It’s hard to get the most out of your day when you spend the first few hours of it (or more) in a funk. Nobody wins–not you, not your spouse or kids, and not your co-workers (just to name a few victims). There are more triggers to bad moods than there are degrees of bad moods, but there is one thing all bad moods have in common.
They’re something you choose to be in.
By no means am I telling you I’m exempt from them, but I can tell you a great hack I’ve developed and used successfully now for quite some time. It helps stop bad moods from ever showing up, which is the best solution, because once they get going, they can be hard to snap out of.
This is an exercise you can do each morning. I started doing it while brewing my morning tea (which is one of the first things I do every day). In the quiet moment while waiting for the water to boil, I ask myself three consecutive questions (pausing between each to consider).
1. What am I thankful for today?
Yup–good ol’ fashioned gratitude. Easy to overlook when you’re feeling sour, but so incredibly important for casting your day in the best light possible. In fact, research published in January 2018 in the Journal of Positive Psychology directly links gratitude with hope and happiness, while classic research published in the Journal of Personality and Social Psychology from gratitude expert Robert Emmons links gratitude directly with well-being.
Here’s what happens when you stop to consider what you’re thankful for that day: You’ll find something, or maybe even many things. Bad moods are about what you don’t have, what’s going to happen to you, or what you don’t like. Expressing gratitude forces you out of that mode. It starts a positive upward trajectory and can halt a negative downward spiral in its tracks. All it takes is identifying just one thing you’re thankful for to get things going in the right direction.
Think I’m exaggerating? Try it–especially when you’re right in the middle of feeling pissy.
2. Who might I thank today?
Feeling gratitude puts you in a better mood. Expressing it takes your mood up still another notch. I dare you to try feeling bitter right after you’ve taken the time to thank someone for doing, saying, or being something. Pick something small or major to express gratitude to someone for. You’ll find the act of doing so or even thinking about doing so lifts your spirits, because it’s about lifting someone else’s. Sometimes you have to jumpstart other people’s engines to get your own going.
3. What one thing should I be thinking of today?
Bad moods often form and/or sustain themselves in the face of an unfocused, counter-productive start to the day. Clarity and focus require mental energy, which means it’ll be energy not spent on feeling sour. When you ask yourself one thing you should be thinking of that day, it instantly reorients the way you could have muddled into your day.

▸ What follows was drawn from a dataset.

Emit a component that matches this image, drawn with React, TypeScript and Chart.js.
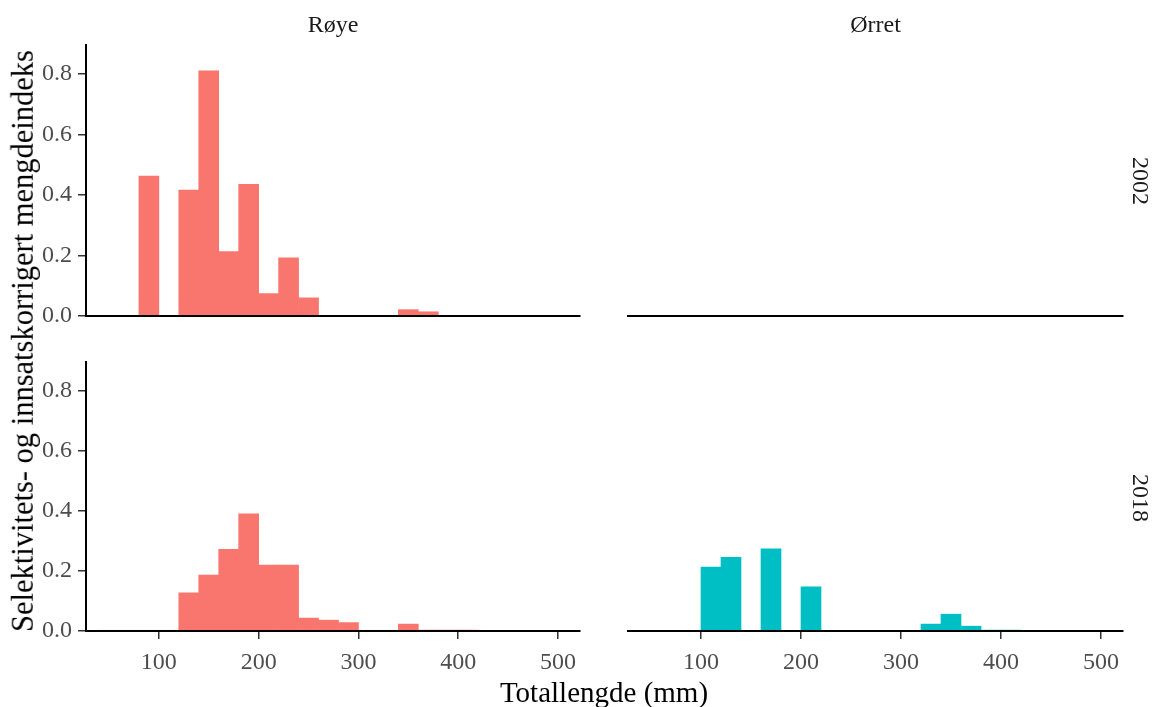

My experience has been that even if that one thing you need to think of isn’t a great thing, it provides focus and sets you into “getting on with it” mode rather than keeping you in “sulk” mode. And here’s a bonus: After you decide what one thing you should be sure to attend to that day, quickly sketch out the few steps to take to get to it, or the few things to avoid to keep you from getting to it. You’ll find that your brain has already been reset for the day and is more likely to carry on in planning and execution mode. Who has time for negative energy at that point?